Jones’ pump was perhaps already primed to go off in some fashion when he was asked earlier in the press conference about Jauan Jennings and the fact that no one has seen him on the practice field or on the sidelines inside Neyland Stadium since he suffered his season ending injury against Georgia Tech.
Jones bristled a bit at the somewhat benign inquiry as to why Jennings wasn’t on the sideline, as is typically customary with injured players at home games.
That question prompted his first use of ‘reality TV’ to describe the nature of media coverage around his program, a notion he would circle back to with even more emotion when he later was asked to address the Tuttle rumors.
“You guys look for everything. I think you guys are running a reality TV show that feeds off of drama,” Jones said when asked about Jennings’ absence.
“He's in the building every day. He is doing a great job with recovery. I think we all know Jauan. Jauan is an extremely competitive young man. It absolutely bothers him being on the sideline because he can't help the team. That's his make up.

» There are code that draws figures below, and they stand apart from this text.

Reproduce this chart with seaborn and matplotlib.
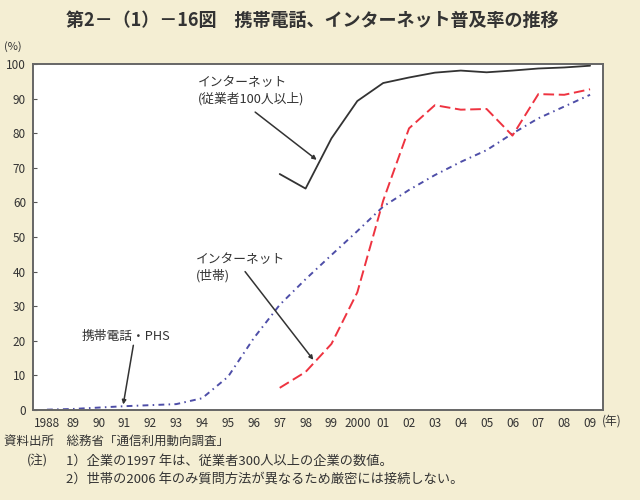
import matplotlib
matplotlib.use("Agg")
import matplotlib.pyplot as plt
import seaborn as sns
import pandas as pd

sns.set_theme(style="white")
plt.rcParams['font.family'] = ['Noto Sans CJK JP', 'DejaVu Sans']

# ---- data ----
years_all = list(range(1988, 2010))
mobile_phs = [0.1, 0.3, 0.7, 1.1, 1.4, 1.7, 3.4, 9.6, 20.8, 30.4, 37.8, 44.8,
              51.7, 58.8, 63.6, 67.9, 71.7, 75.1, 79.9, 84.3, 87.7, 91.1]
years_net = list(range(1997, 2010))
internet_company = [68.2, 64.0, 78.5, 89.3, 94.5, 96.1, 97.5, 98.1, 97.6, 98.1, 98.7, 99.0, 99.5]
internet_household = [6.4, 11.0, 19.1, 34.0, 60.5, 81.4, 88.1, 86.8, 87.0, 79.3, 91.3, 91.1, 92.7]
xtick_labels = ['1988', '89', '90', '91', '92', '93', '94', '95', '96', '97', '98', '99',
                '2000', '01', '02', '03', '04', '05', '06', '07', '08', '09']
ytick_values = list(range(0, 101, 10))

df_mobile = pd.DataFrame({'year': years_all, 'value': mobile_phs})
df_comp = pd.DataFrame({'year': years_net, 'value': internet_company})
df_house = pd.DataFrame({'year': years_net, 'value': internet_household})

BG = '#F4EED3'
TXT = '#333333'

fig = plt.figure(figsize=(6.4, 5.0), dpi=100, facecolor=BG)
ax = fig.add_axes([33/640, 1-410/500, (603-33)/640, (410-64)/500])
ax.set_facecolor('white')

sns.lineplot(data=df_mobile, x='year', y='value', ax=ax, color='#4E4EA8',
             linewidth=1.4, linestyle=(0, (3.0, 2.2, 0.8, 2.2)))
sns.lineplot(data=df_house, x='year', y='value', ax=ax, color='#EE3340',
             linewidth=1.4, linestyle=(0, (5.5, 2.4)))
sns.lineplot(data=df_comp, x='year', y='value', ax=ax, color='#333333',
             linewidth=1.3)

ax.set_xlim(1987.46, 2009.5)
ax.set_ylim(0, 100)
ax.set_xticks(years_all)
ax.set_xticklabels(xtick_labels)
ax.set_yticks(ytick_values)
ax.set_xlabel('')
ax.set_ylabel('')
ax.tick_params(axis='x', length=0, pad=5, labelsize=8.5, labelcolor=TXT)
ax.tick_params(axis='y', direction='in', length=3, width=0.8, color='#555555',
               pad=5, labelsize=8.5, labelcolor=TXT, left=True)
for s in ax.spines.values():
    s.set_color('#666666')
    s.set_linewidth(1.4)

# annotations
ANN_FS = 9.2
arrow_kw = dict(arrowstyle='-|>', color='#333333', lw=1.1, mutation_scale=6,
                shrinkA=0, shrinkB=0)
ax.text(1993.85, 96.6, 'インターネット\n(従業者100人以上)', fontsize=ANN_FS, color=TXT,
        va='top', ha='left', linespacing=1.3)
ax.annotate('', xy=(1998.43, 72.3), xytext=(1996.05, 86.1), arrowprops=arrow_kw)

ax.text(1993.75, 45.3, 'インターネット\n(世帯)', fontsize=ANN_FS, color=TXT,
        va='top', ha='left', linespacing=1.3)
ax.annotate('', xy=(1998.30, 14.5), xytext=(1995.66, 40.0), arrowprops=arrow_kw)

ax.text(1989.35, 21.2, '携帯電話・PHS', fontsize=ANN_FS, color=TXT, va='center', ha='left')
ax.annotate('', xy=(1990.95, 1.6), xytext=(1991.34, 18.7), arrowprops=arrow_kw)

# title and other texts
fig.text(312/640, 1-20/500, '第2－（1）－16図　携帯電話、インターネット普及率の推移',
         ha='center', va='center', fontsize=13, fontweight='bold', color=TXT)
fig.text(4/640, 1-47/500, '(%)', ha='left', va='center', fontsize=8, color=TXT)
fig.text(612/640, 1-421/500, '(年)', ha='center', va='center', fontsize=8.5, color=TXT)
FN = 9
fig.text(4/640, 1-441/500, '資料出所　総務省「通信利用動向調査」', ha='left', va='center',
         fontsize=FN, color=TXT)
fig.text(27/640, 1-461/500, '(注)', ha='left', va='center', fontsize=FN, color=TXT)
fig.text(66/640, 1-461/500, '1）企業の1997 年は、従業者300人以上の企業の数値。',
         ha='left', va='center', fontsize=9.5, color=TXT)
fig.text(66/640, 1-479/500, '2）世帯の2006 年のみ質問方法が異なるため厳密には接続しない。',
         ha='left', va='center', fontsize=9.5, color=TXT)

fig.savefig('out.png', dpi=100, facecolor=BG)
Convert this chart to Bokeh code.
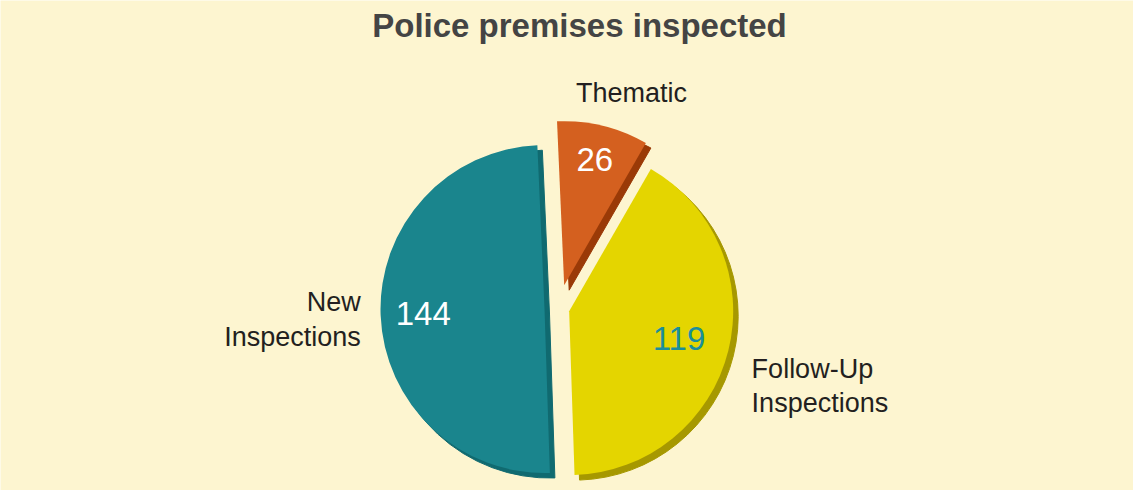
import math
from bokeh.plotting import figure
from bokeh.models import ColumnDataSource, Range1d
from bokeh.core.properties import value
from bokeh.embed import file_html
from bokeh.resources import INLINE

# ---- data ----
title_text = "Police premises inspected"
categories = ["Thematic", "Follow-Up\nInspections", "New\nInspections"]
values = [26, 119, 144]

# ---- style ----
colors = ["#D4601F", "#E4D500", "#1A858D"]
side_colors = ["#9A3A07", "#A69800", "#106A70"]
value_colors = ["#FFFFFF", "#1B8E9B", "#FFFFFF"]
explode = [24, 11, 14]
value_rfrac = [0.79, 0.69, 0.74]
label_dist = [228, 208, 198]
label_ang_tweak = [-5.0, -7.8, 1.0]
label_align = ["center", "left", "right"]
BG = "#FDF5D0"
R = 164
CX, CY = 566, 498 - 316
START_DEG = 92.5
DEPTH = (5, -5)

total = float(sum(values))
p = figure(width=1133, height=490, x_range=Range1d(8, 1141), y_range=Range1d(0, 490),
           output_backend="svg", toolbar_location=None, min_border=0)
p.axis.visible = False
p.grid.visible = False
p.outline_line_color = None
p.background_fill_color = BG
p.border_fill_color = BG

xs, ys, sa, ea, sx, sy = [], [], [], [], [], []
vx, vy, lx, ly = [], [], [], []
cum = 0.0
for i, v in enumerate(values):
    a0 = math.radians(START_DEG - cum / total * 360.0)
    a1 = math.radians(START_DEG - (cum + v) / total * 360.0)
    cum += v
    b = (a0 + a1) / 2
    ax = CX + explode[i] * math.cos(b)
    ay = CY + explode[i] * math.sin(b)
    xs.append(ax); ys.append(ay)
    sx.append(ax + DEPTH[0]); sy.append(ay + DEPTH[1])
    sa.append(a1); ea.append(a0)
    vx.append(ax + value_rfrac[i] * R * math.cos(b))
    vy.append(ay + value_rfrac[i] * R * math.sin(b))
    lb = b + math.radians(label_ang_tweak[i])
    lx.append(CX + label_dist[i] * math.cos(lb))
    ly.append(CY + label_dist[i] * math.sin(lb))

src = ColumnDataSource(dict(x=xs, y=ys, sx=sx, sy=sy, sa=sa, ea=ea, c=colors, sc=side_colors,
                            vx=vx, vy=vy, vt=[str(v) for v in values], vc=value_colors,
                            lx=lx, ly=ly, lt=categories, la=label_align))

p.wedge(x="sx", y="sy", radius=R, start_angle="sa", end_angle="ea", direction="anticlock",
        fill_color="sc", line_color="sc", line_width=1, source=src)
p.wedge(x="x", y="y", radius=R, start_angle="sa", end_angle="ea", direction="anticlock",
        fill_color="c", line_color=None, source=src)

p.text(x="vx", y="vy", text="vt", text_color="vc", text_font=value("Liberation Sans"),
       text_font_size="33px", text_align="center", text_baseline="middle", source=src)
p.text(x="lx", y="ly", text="lt", text_color="#231F20", text_font=value("Liberation Sans"),
       text_font_size="27px", text_align="la", text_baseline="middle", text_line_height=1.15,
       source=src)

p.text(x=[587], y=[498 - 33], text=[title_text], text_color="#444444",
       text_font=value("Liberation Sans"), text_font_style="bold", text_font_size="33px",
       text_align="center", text_baseline="middle")

open("out.html", "w").write(file_html(p, INLINE))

“He's doing everything he needs to do. He's doing a great job with classes. He's getting the rehab that he needs. That's his decision. I don't want him to be on the sideline and kind of make it worse in terms of how much it's bothering him right now that he can't help the team. Some will say, I know his presence would help them, but again the way he's wired he wants to go out there and do it.
“Knowing Jauan, I would be a afraid he would run on the field regardless and try to play. Jauan is doing everything he can to get back.”